Even with the rise in eInvoicing and electronic B2B payments, disconnects, miscommunication and erroneous transactions plague the accounts payable department. Finding where those errors are via manual auditing can be a headache, too.
Supply chain management company APEX Analytix recently released a new solution, APEX Archimedes, that aims to not only automate the AP recovery audit process, but to enhance its capabilities via machine learning, artificial intelligence and other next-generation technologies. Danny Thompson, senior vice president of market and product strategy at APEX Analytix, recently spoke with PYMNTS to explain why such tools are necessary to solve a frequent problem.
“There are a lot of really common mistakes,” he said, alluding to errors in accounts payable that can lead to either overpaying suppliers or, in many cases, even paying them twice. According to Thompson, those mistakes have a variety of factors behind them.

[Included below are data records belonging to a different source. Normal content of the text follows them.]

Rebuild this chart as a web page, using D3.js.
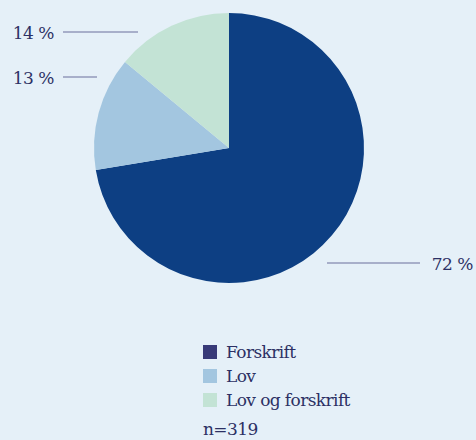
<!DOCTYPE html>
<head>
  <meta charset="utf-8">
  <style>
    body { margin: 0; background: #e5f0f8; }
    svg text { font-family: "DejaVu Serif", "Liberation Serif", "Times New Roman", serif; fill: #2c3064; }
  </style>
</head>
<body>
  <div id="pie"></div>
  <script src="https://cdn.jsdelivr.net/npm/d3@7"></script>
  <script>
    // shares, labels as printed
    const categories = ['Forskrift', 'Lov', 'Lov og forskrift'];
    const shares = [72.4, 13.6, 14.0];
    const pctLabels = ['72 %', '13 %', '14 %'];
    const nLabel = 'n=319';

    const colors = ['#0d3f83', '#a3c6e0', '#c3e3d5'];
    const swatch = ['#373a78', '#a3c6e0', '#c3e3d5'];

    const width = 476, height = 440;
    const cx = 229, cy = 148, r = 135;

    const svg = d3.select('#pie').append('svg')
      .attr('width', width)
      .attr('height', height);

    const pie = d3.pie().sort(null).value(d => d);
    const arcs = pie(shares);
    const arc = d3.arc().innerRadius(0).outerRadius(r);

    const g = svg.append('g').attr('transform', `translate(${cx},${cy})`);
    g.selectAll('path')
      .data(arcs)
      .join('path')
      .attr('d', arc)
      .attr('fill', (d, i) => colors[i]);

    // leader lines + labels (positions picked by hand like the original)
    const leaders = [
      { i: 0, x1: 327, x2: 420, y: 263, tx: 473, anchor: 'end' },
      { i: 1, x1: 63, x2: 97, y: 77, tx: 54, anchor: 'end' },
      { i: 2, x1: 63, x2: 138, y: 32, tx: 54, anchor: 'end' }
    ];
    leaders.forEach(l => {
      svg.append('line')
        .attr('x1', l.x1).attr('x2', l.x2)
        .attr('y1', l.y).attr('y2', l.y)
        .attr('stroke', '#6a6f9c')
        .attr('stroke-width', 1);
      svg.append('text')
        .attr('x', l.tx).attr('y', l.y + 7)
        .attr('text-anchor', l.anchor)
        .style('font-size', '17px')
        .style('letter-spacing', '-0.5px')
        .text(pctLabels[l.i]);
    });

    // legend
    const legend = svg.append('g').attr('transform', 'translate(203,345)');
    categories.forEach((c, i) => {
      const row = legend.append('g').attr('transform', `translate(0,${i * 24})`);
      row.append('rect')
        .attr('width', 14).attr('height', 14)
        .attr('fill', swatch[i]);
      row.append('text')
        .attr('x', 23).attr('y', 13)
        .style('font-size', '17px')
        .style('letter-spacing', '-0.6px')
        .text(c);
    });
    legend.append('text')
      .attr('x', 0).attr('y', 90)
      .style('font-size', '17px')
      .style('letter-spacing', '-0.6px')
      .text(nLabel);
  </script>
</body>
</html>
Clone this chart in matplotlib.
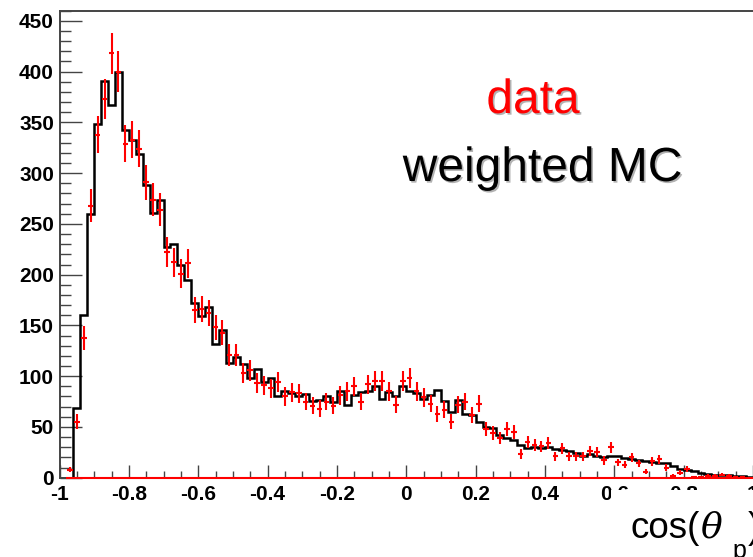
import numpy as np
import matplotlib.pyplot as plt
import matplotlib.patheffects as pe
from matplotlib.patches import Rectangle

plt.rcParams['font.family'] = ['Liberation Sans', 'DejaVu Sans']

# 100 bins of width 0.02 on [-1, 1]
edges = np.linspace(-1, 1, 101)
centers = 0.5 * (edges[:-1] + edges[1:])

# weighted MC (black histogram)
mc = [0, 0, 69, 160, 260, 348, 391, 367, 400, 342,
      333, 319, 288, 261, 274, 227, 230, 210, 195, 172,
      159, 168, 132, 145, 113, 119, 112, 98, 107, 94,
      98, 80, 85, 83, 80, 82, 76, 77, 80, 75,
      85, 72, 81, 84, 85, 90, 78, 84, 80, 90,
      85, 83, 78, 81, 86, 76, 65, 77, 63, 62,
      55, 50, 49, 42, 39, 37, 32, 29, 30, 29,
      30, 28, 27, 26, 24, 21, 23, 21, 20, 21,
      21, 19, 18, 17, 16, 15, 14, 14, 12, 9,
      8, 7, 5, 4, 3, 3, 3, 2, 2, 1]

# data (red points)
data = [0, 8, 55, 138, 268, 338, 373, 418, 400, 329,
        333, 324, 291, 274, 264, 222, 212, 201, 211, 165,
        166, 162, 148, 143, 121, 121, 103, 106, 93, 91,
        88, 94, 80, 84, 83, 75, 71, 68, 75, 71,
        81, 85, 90, 75, 92, 95, 95, 85, 72, 95,
        98, 85, 79, 73, 63, 67, 55, 72, 75, 62,
        73, 48, 44, 39, 48, 45, 23, 35, 32, 31,
        34, 21, 29, 21, 21, 21, 26, 25, 17, 30,
        15, 13, 20, 14, 6, 16, 18, 10, 2, 5,
        9, 1, 1, 2, 2, 3, 2, 1, 1, 0]

xticks = [-1, -0.8, -0.6, -0.4, -0.2, 0, 0.2, 0.4, 0.6, 0.8, 1]
xticklabels = ['-1', '-0.8', '-0.6', '-0.4', '-0.2', '0', '0.2', '0.4', '0.6', '0.8', '1']
yticks = [0, 50, 100, 150, 200, 250, 300, 350, 400, 450]

W, H = 753, 557
fig = plt.figure(figsize=(W / 100, H / 100), dpi=100)
ax = fig.add_axes([59.5 / W, 1 - 477.7 / H, 1 - 59.5 / W, (477.7 - 10.7) / H])

mc = np.array(mc, dtype=float)
data = np.array(data, dtype=float)

ax.stairs(mc, edges, baseline=0, color='black', lw=1.8, zorder=2)

m = data > 0
ax.errorbar(centers[m], data[m], yerr=np.sqrt(data[m]), xerr=0.008,
            fmt='none', ecolor='red', elinewidth=1.5, zorder=3)
ax.hlines(0, -0.98, 1, color='red', lw=1.5, zorder=4, clip_on=False)

ax.set_xlim(-1, 1)
ax.set_ylim(0, 460)

ax.set_xticks(xticks)
ax.set_xticklabels(xticklabels)
ax.set_xticks(np.arange(-1, 1.001, 0.05), minor=True)
ax.set_yticks(yticks)
ax.set_yticks(np.arange(0, 461, 10), minor=True)

for lab in ax.get_xticklabels() + ax.get_yticklabels():
    lab.set_fontweight('bold')
    lab.set_fontsize(15)

ax.tick_params(axis='x', which='major', direction='in', length=9.4, width=1, color='#444444', pad=5)
ax.tick_params(axis='x', which='minor', direction='in', length=5, width=1, color='#444444')
ax.tick_params(axis='y', which='major', direction='in', length=16, width=1, color='#444444', pad=4)
ax.tick_params(axis='y', which='minor', direction='in', length=8, width=1, color='#444444')

ax.spines['right'].set_visible(False)
for s in ['left', 'bottom', 'top']:
    ax.spines[s].set_color('#444444')
    ax.spines[s].set_linewidth(1.4)

shadow = [pe.SimplePatchShadow(offset=(1.2, -1.2), shadow_rgbFace='gray', alpha=0.6), pe.Normal()]
fig.text(533 / W, 1 - 113 / H, 'data', color='red', fontsize=34.5,
         ha='center', va='baseline', path_effects=shadow)
fig.text(542.5 / W, 1 - 181 / H, 'weighted MC', color='black', fontsize=34.5,
         ha='center', va='baseline', path_effects=shadow)

# white label box covering part of the tick labels
fig.add_artist(Rectangle((611 / W, 0), 1 - 611 / W, (H - 490) / H,
                         transform=fig.transFigure, facecolor='white',
                         edgecolor='none', zorder=5))
# x axis title cos(theta_p), drawn in pieces like the ROOT latex
fig.text(630 / W, 1 - 538 / H, 'cos(', fontsize=26.5, ha='left', va='baseline', zorder=6)
fig.text(700 / W, 1 - 538 / H, '\u03b8', fontsize=26, family='DejaVu Serif',
         style='italic', ha='left', va='baseline', zorder=6)
fig.text(732 / W, 1 - 558 / H, 'p', fontsize=18, ha='left', va='baseline', zorder=6)
fig.text(748 / W, 1 - 538 / H, ')', fontsize=26.5, ha='left', va='baseline', zorder=6)

plt.savefig('out.png', dpi=100)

The most common, he said, is that a single vendor will land on multiple vendor master files. When an invoice from one of these vendors is sent and processed in the AP department, it may get processed against one copy of the vendor master; if that vendor sends another invoice, it could get processed against the other vendor master, meaning the same invoice may be in the system and get paid without anyone catching it.
“We think roughly 30 percent of duplicate payments are the result of some sort of vendor master issue, either as a duplicate vendor or some other error associated with vendor master,” the executive explained.

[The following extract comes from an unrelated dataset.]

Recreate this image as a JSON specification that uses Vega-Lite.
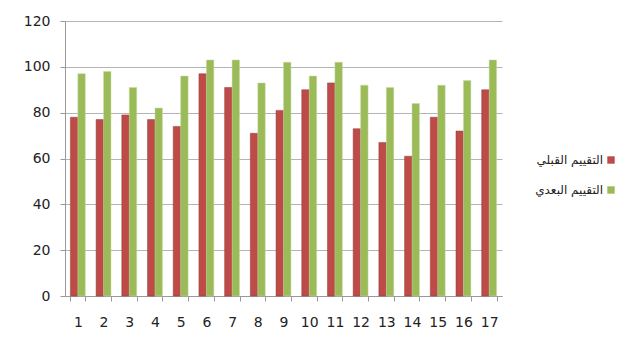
{
  "$schema": "https://vega.github.io/schema/vega-lite/v6.json",
  "width": 437,
  "height": 275,
  "autosize": "none",
  "padding": {"left": 65, "top": 21, "right": 138, "bottom": 59},
  "background": "white",
  "data": {"values": [
    {"n": 1, "s": "التقييم القبلي", "v": 78}, {"n": 1, "s": "التقييم البعدي", "v": 97},
    {"n": 2, "s": "التقييم القبلي", "v": 77}, {"n": 2, "s": "التقييم البعدي", "v": 98},
    {"n": 3, "s": "التقييم القبلي", "v": 79}, {"n": 3, "s": "التقييم البعدي", "v": 91},
    {"n": 4, "s": "التقييم القبلي", "v": 77}, {"n": 4, "s": "التقييم البعدي", "v": 82},
    {"n": 5, "s": "التقييم القبلي", "v": 74}, {"n": 5, "s": "التقييم البعدي", "v": 96},
    {"n": 6, "s": "التقييم القبلي", "v": 97}, {"n": 6, "s": "التقييم البعدي", "v": 103},
    {"n": 7, "s": "التقييم القبلي", "v": 91}, {"n": 7, "s": "التقييم البعدي", "v": 103},
    {"n": 8, "s": "التقييم القبلي", "v": 71}, {"n": 8, "s": "التقييم البعدي", "v": 93},
    {"n": 9, "s": "التقييم القبلي", "v": 81}, {"n": 9, "s": "التقييم البعدي", "v": 102},
    {"n": 10, "s": "التقييم القبلي", "v": 90}, {"n": 10, "s": "التقييم البعدي", "v": 96},
    {"n": 11, "s": "التقييم القبلي", "v": 93}, {"n": 11, "s": "التقييم البعدي", "v": 102},
    {"n": 12, "s": "التقييم القبلي", "v": 73}, {"n": 12, "s": "التقييم البعدي", "v": 92},
    {"n": 13, "s": "التقييم القبلي", "v": 67}, {"n": 13, "s": "التقييم البعدي", "v": 91},
    {"n": 14, "s": "التقييم القبلي", "v": 61}, {"n": 14, "s": "التقييم البعدي", "v": 84},
    {"n": 15, "s": "التقييم القبلي", "v": 78}, {"n": 15, "s": "التقييم البعدي", "v": 92},
    {"n": 16, "s": "التقييم القبلي", "v": 72}, {"n": 16, "s": "التقييم البعدي", "v": 94},
    {"n": 17, "s": "التقييم القبلي", "v": 90}, {"n": 17, "s": "التقييم البعدي", "v": 103}
  ]},
  "mark": {"type": "bar", "strokeWidth": 0.8, "strokeOpacity": 0.6},
  "encoding": {
    "x": {
      "field": "n", "type": "ordinal",
      "scale": {"paddingInner": 0.42, "paddingOuter": 0.21},
      "axis": {
        "title": null, "labelAngle": 0, "labelFont": "DejaVu Sans", "labelFontSize": 14,
        "labelColor": "#222222", "labelPadding": 14, "tickBand": "extent", "tickSize": 5,
        "tickColor": "#999999", "domainColor": "#999999", "grid": false
      }
    },
    "xOffset": {"field": "s", "sort": ["التقييم القبلي", "التقييم البعدي"]},
    "y": {
      "field": "v", "type": "quantitative",
      "scale": {"domain": [0, 120], "nice": false},
      "axis": {
        "title": null, "values": [0, 20, 40, 60, 80, 100, 120], "labelFont": "DejaVu Sans",
        "labelFontSize": 14, "labelColor": "#222222", "labelPadding": 10, "tickSize": 5,
        "tickColor": "#999999", "domainColor": "#999999", "gridColor": "#b4b4b4"
      }
    },
    "color": {
      "field": "s", "type": "nominal",
      "scale": {"domain": ["التقييم القبلي", "التقييم البعدي"], "range": ["#BE4B48", "#9BBB59"]},
      "legend": {
        "title": null, "orient": "none", "legendX": 540, "legendY": 133, "labelFont": "DejaVu Sans", "labelFontSize": 12,
        "labelColor": "#222222", "symbolType": "square", "symbolSize": 55, "symbolStrokeWidth": 0,
        "labelAlign": "right", "labelOffset": -14, "rowPadding": 18
      }
    },
    "stroke": {
      "field": "s", "type": "nominal", "legend": null,
      "scale": {"domain": ["التقييم القبلي", "التقييم البعدي"], "range": ["#8C3836", "#c9dba3"]}
    }
  },
  "config": {"view": {"stroke": null}}
}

One reason why it’s so difficult for an AP department to catch a duplicate invoice is that they aren’t always exact copies of each other.
“If a supplier has set up electronic invoicing but they also send through a paper invoice,” for instance, Thompson said. Or, if a supplier with access to a client’s supplier portal doesn’t see their own bill in the system yet, or if they haven’t been paid by the agreed-upon date, that vendor will often send an invoice again. But that duplicate invoice may have a different date on it, or a different invoice number – and any information on the document that’s changed means ERP or other software solutions may not always pick up that it’s a bill already in the system.
In yet another way, Thompson explained, that a company may overpay a vendor, there are instances in which a supplier sends a summary statement of outstanding balances, but the AP department may actually process that as an entirely new bill.
If a company has recently gone through some type of merger, or if their back-end systems are being upgraded and consolidated, a bill may live in two ERP systems and see duplicate payment in that way too.
There are even cases, he added, in which a supplier will send fraudulent invoices in hopes of getting paid extra, ”but they are very rare,” Thompson noted. “These are mostly just errors.”
Clearly, there is a lot of room for error. Recent research from Tipalti found that this is an especially large problem for companies that are operating with suppliers across borders.
In order to prevent AP professionals from having to manually go through troves of invoice data and match them with finances, APEX is deploying machine learning, artificial intelligence and other data analytics capabilities that can identify overpayments.
Basic analytics tools won’t always cut it, Thompson said, because sometimes key information can be found buried within conversational emails or in supplier contracts that can’t be easily identified and aggregated. In these cases, APEX uses IBM Watson to be able to capture this type of information from natural language more efficiently, he explained.
“I think the real value of deploying machine learning in this process is the value it brings to processing large amounts of data,” he said, adding that audits can often involve assessing data from a couple of years worth of invoices, supplier contracts and contact information, and other documents. AEPX uses the information found within its own clients’ systems, in addition to APEX’s own collected data, meaning something as straight-forward as identifying which supplier contact information is the best to use can be automated.
Even automating the data matching or reconciliation process can miss errors, Thompson noted. AP departments must go further, and machine learning, AI and other sophisticated technologies can get them there.
“What we’re doing with machine learning is doing some more sophisticated scoring of suppliers and invoices,” he explained. “We’re looking at a lot of characteristics of those transactions that we see are common across invoice and suppliers that result in claims. There are so many different characteristics of a supplier that can be taken into account other than just a direct comparison of invoice-to-invoice or invoice-to-contract.”